Set down the data below without change, skipping the pictures it holds.

* Start DATA PROVIDED *

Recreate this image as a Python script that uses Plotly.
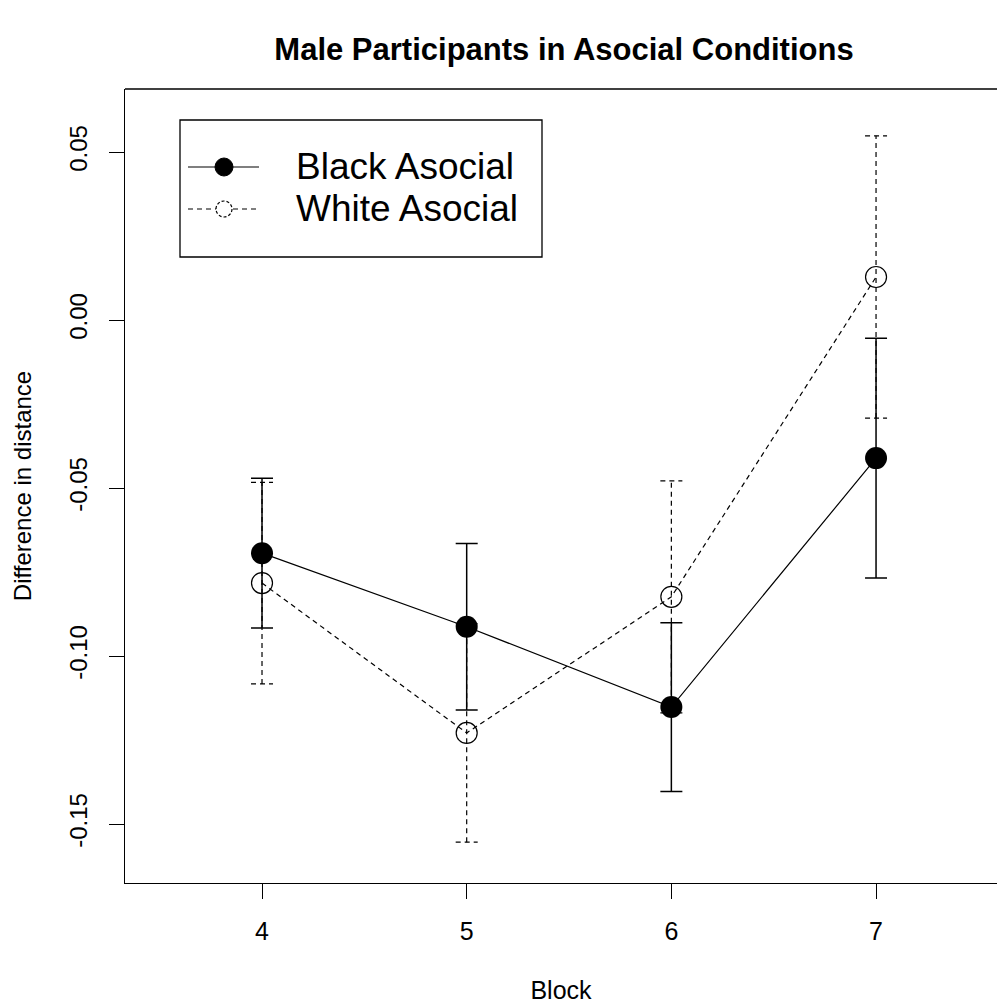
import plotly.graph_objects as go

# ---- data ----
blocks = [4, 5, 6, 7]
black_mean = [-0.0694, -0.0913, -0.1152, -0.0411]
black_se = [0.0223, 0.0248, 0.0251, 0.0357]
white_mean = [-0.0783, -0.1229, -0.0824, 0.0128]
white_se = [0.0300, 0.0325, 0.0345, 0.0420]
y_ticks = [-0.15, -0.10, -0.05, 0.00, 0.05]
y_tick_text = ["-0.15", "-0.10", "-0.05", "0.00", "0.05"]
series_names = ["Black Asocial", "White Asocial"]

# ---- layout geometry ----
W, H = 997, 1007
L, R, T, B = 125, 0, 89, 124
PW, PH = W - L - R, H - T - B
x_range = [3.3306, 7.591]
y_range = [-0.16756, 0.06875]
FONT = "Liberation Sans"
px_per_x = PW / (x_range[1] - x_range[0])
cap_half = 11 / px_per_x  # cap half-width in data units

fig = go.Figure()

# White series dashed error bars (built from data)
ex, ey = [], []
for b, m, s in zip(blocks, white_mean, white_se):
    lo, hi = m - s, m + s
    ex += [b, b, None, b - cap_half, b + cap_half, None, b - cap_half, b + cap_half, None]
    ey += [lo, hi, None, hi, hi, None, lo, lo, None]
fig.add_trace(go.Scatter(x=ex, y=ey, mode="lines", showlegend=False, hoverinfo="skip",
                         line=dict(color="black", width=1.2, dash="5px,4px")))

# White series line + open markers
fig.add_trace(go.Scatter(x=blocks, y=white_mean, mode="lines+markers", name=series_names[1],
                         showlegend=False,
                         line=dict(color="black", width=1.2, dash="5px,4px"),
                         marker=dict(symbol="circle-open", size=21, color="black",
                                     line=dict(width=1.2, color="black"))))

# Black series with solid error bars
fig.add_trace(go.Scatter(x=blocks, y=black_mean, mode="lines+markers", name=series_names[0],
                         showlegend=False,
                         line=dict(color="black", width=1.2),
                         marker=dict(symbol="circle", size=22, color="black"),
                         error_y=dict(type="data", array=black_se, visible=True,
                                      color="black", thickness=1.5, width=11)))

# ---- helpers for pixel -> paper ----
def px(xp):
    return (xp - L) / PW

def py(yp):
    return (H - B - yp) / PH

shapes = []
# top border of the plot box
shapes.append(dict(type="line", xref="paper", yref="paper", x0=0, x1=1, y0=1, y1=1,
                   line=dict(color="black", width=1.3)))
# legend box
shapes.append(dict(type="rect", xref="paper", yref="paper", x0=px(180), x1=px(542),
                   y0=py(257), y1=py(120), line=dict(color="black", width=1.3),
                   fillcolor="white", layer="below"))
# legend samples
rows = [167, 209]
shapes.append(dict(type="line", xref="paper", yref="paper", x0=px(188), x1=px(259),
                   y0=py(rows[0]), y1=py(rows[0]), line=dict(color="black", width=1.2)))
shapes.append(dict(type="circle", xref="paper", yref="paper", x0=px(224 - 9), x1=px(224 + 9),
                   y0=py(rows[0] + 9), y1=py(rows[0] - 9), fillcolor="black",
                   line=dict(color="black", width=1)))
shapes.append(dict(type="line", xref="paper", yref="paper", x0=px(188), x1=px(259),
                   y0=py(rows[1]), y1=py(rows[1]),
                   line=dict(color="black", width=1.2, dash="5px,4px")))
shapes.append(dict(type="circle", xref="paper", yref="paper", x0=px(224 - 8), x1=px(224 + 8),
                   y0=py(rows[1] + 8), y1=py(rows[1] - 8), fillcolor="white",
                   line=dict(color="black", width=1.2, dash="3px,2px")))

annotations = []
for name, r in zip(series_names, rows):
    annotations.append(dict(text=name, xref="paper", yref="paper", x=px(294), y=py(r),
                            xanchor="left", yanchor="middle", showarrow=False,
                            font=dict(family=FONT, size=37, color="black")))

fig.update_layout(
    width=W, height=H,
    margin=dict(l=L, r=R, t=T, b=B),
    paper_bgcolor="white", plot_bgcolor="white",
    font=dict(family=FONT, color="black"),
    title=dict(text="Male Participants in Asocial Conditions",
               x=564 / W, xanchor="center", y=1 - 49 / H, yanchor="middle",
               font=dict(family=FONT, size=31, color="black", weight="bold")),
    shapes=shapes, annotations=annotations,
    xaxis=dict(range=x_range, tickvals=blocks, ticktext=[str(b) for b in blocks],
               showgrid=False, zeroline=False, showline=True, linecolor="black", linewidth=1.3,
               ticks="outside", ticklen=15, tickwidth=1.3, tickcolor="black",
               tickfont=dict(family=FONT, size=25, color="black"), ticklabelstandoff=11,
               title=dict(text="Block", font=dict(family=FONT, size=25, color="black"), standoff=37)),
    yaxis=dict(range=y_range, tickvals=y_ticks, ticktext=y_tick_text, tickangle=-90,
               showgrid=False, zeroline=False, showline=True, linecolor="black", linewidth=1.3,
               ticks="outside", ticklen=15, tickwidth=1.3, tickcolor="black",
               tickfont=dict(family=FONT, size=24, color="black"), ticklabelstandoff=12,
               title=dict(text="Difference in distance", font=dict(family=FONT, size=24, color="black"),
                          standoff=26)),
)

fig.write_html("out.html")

* End DATA PROVIDED *

EXPECTED OUTPUT —
Recreate this image as a Python script that uses Plotly.
import plotly.graph_objects as go

# ---- data ----
blocks = [4, 5, 6, 7]
black_mean = [-0.0694, -0.0913, -0.1152, -0.0411]
black_se = [0.0223, 0.0248, 0.0251, 0.0357]
white_mean = [-0.0783, -0.1229, -0.0824, 0.0128]
white_se = [0.0300, 0.0325, 0.0345, 0.0420]
y_ticks = [-0.15, -0.10, -0.05, 0.00, 0.05]
y_tick_text = ["-0.15", "-0.10", "-0.05", "0.00", "0.05"]
series_names = ["Black Asocial", "White Asocial"]

# ---- layout geometry ----
W, H = 997, 1007
L, R, T, B = 125, 0, 89, 124
PW, PH = W - L - R, H - T - B
x_range = [3.3306, 7.591]
y_range = [-0.16756, 0.06875]
FONT = "Liberation Sans"
px_per_x = PW / (x_range[1] - x_range[0])
cap_half = 11 / px_per_x  # cap half-width in data units

fig = go.Figure()

# White series dashed error bars (built from data)
ex, ey = [], []
for b, m, s in zip(blocks, white_mean, white_se):
    lo, hi = m - s, m + s
    ex += [b, b, None, b - cap_half, b + cap_half, None, b - cap_half, b + cap_half, None]
    ey += [lo, hi, None, hi, hi, None, lo, lo, None]
fig.add_trace(go.Scatter(x=ex, y=ey, mode="lines", showlegend=False, hoverinfo="skip",
                         line=dict(color="black", width=1.2, dash="5px,4px")))

# White series line + open markers
fig.add_trace(go.Scatter(x=blocks, y=white_mean, mode="lines+markers", name=series_names[1],
                         showlegend=False,
                         line=dict(color="black", width=1.2, dash="5px,4px"),
                         marker=dict(symbol="circle-open", size=21, color="black",
                                     line=dict(width=1.2, color="black"))))

# Black series with solid error bars
fig.add_trace(go.Scatter(x=blocks, y=black_mean, mode="lines+markers", name=series_names[0],
                         showlegend=False,
                         line=dict(color="black", width=1.2),
                         marker=dict(symbol="circle", size=22, color="black"),
                         error_y=dict(type="data", array=black_se, visible=True,
                                      color="black", thickness=1.5, width=11)))

# ---- helpers for pixel -> paper ----
def px(xp):
    return (xp - L) / PW

def py(yp):
    return (H - B - yp) / PH

shapes = []
# top border of the plot box
shapes.append(dict(type="line", xref="paper", yref="paper", x0=0, x1=1, y0=1, y1=1,
                   line=dict(color="black", width=1.3)))
# legend box
shapes.append(dict(type="rect", xref="paper", yref="paper", x0=px(180), x1=px(542),
                   y0=py(257), y1=py(120), line=dict(color="black", width=1.3),
                   fillcolor="white", layer="below"))
# legend samples
rows = [167, 209]
shapes.append(dict(type="line", xref="paper", yref="paper", x0=px(188), x1=px(259),
                   y0=py(rows[0]), y1=py(rows[0]), line=dict(color="black", width=1.2)))
shapes.append(dict(type="circle", xref="paper", yref="paper", x0=px(224 - 9), x1=px(224 + 9),
                   y0=py(rows[0] + 9), y1=py(rows[0] - 9), fillcolor="black",
                   line=dict(color="black", width=1)))
shapes.append(dict(type="line", xref="paper", yref="paper", x0=px(188), x1=px(259),
                   y0=py(rows[1]), y1=py(rows[1]),
                   line=dict(color="black", width=1.2, dash="5px,4px")))
shapes.append(dict(type="circle", xref="paper", yref="paper", x0=px(224 - 8), x1=px(224 + 8),
                   y0=py(rows[1] + 8), y1=py(rows[1] - 8), fillcolor="white",
                   line=dict(color="black", width=1.2, dash="3px,2px")))

annotations = []
for name, r in zip(series_names, rows):
    annotations.append(dict(text=name, xref="paper", yref="paper", x=px(294), y=py(r),
                            xanchor="left", yanchor="middle", showarrow=False,
                            font=dict(family=FONT, size=37, color="black")))

fig.update_layout(
    width=W, height=H,
    margin=dict(l=L, r=R, t=T, b=B),
    paper_bgcolor="white", plot_bgcolor="white",
    font=dict(family=FONT, color="black"),
    title=dict(text="Male Participants in Asocial Conditions",
               x=564 / W, xanchor="center", y=1 - 49 / H, yanchor="middle",
               font=dict(family=FONT, size=31, color="black", weight="bold")),
    shapes=shapes, annotations=annotations,
    xaxis=dict(range=x_range, tickvals=blocks, ticktext=[str(b) for b in blocks],
               showgrid=False, zeroline=False, showline=True, linecolor="black", linewidth=1.3,
               ticks="outside", ticklen=15, tickwidth=1.3, tickcolor="black",
               tickfont=dict(family=FONT, size=25, color="black"), ticklabelstandoff=11,
               title=dict(text="Block", font=dict(family=FONT, size=25, color="black"), standoff=37)),
    yaxis=dict(range=y_range, tickvals=y_ticks, ticktext=y_tick_text, tickangle=-90,
               showgrid=False, zeroline=False, showline=True, linecolor="black", linewidth=1.3,
               ticks="outside", ticklen=15, tickwidth=1.3, tickcolor="black",
               tickfont=dict(family=FONT, size=24, color="black"), ticklabelstandoff=12,
               title=dict(text="Difference in distance", font=dict(family=FONT, size=24, color="black"),
                          standoff=26)),
)

fig.write_html("out.html")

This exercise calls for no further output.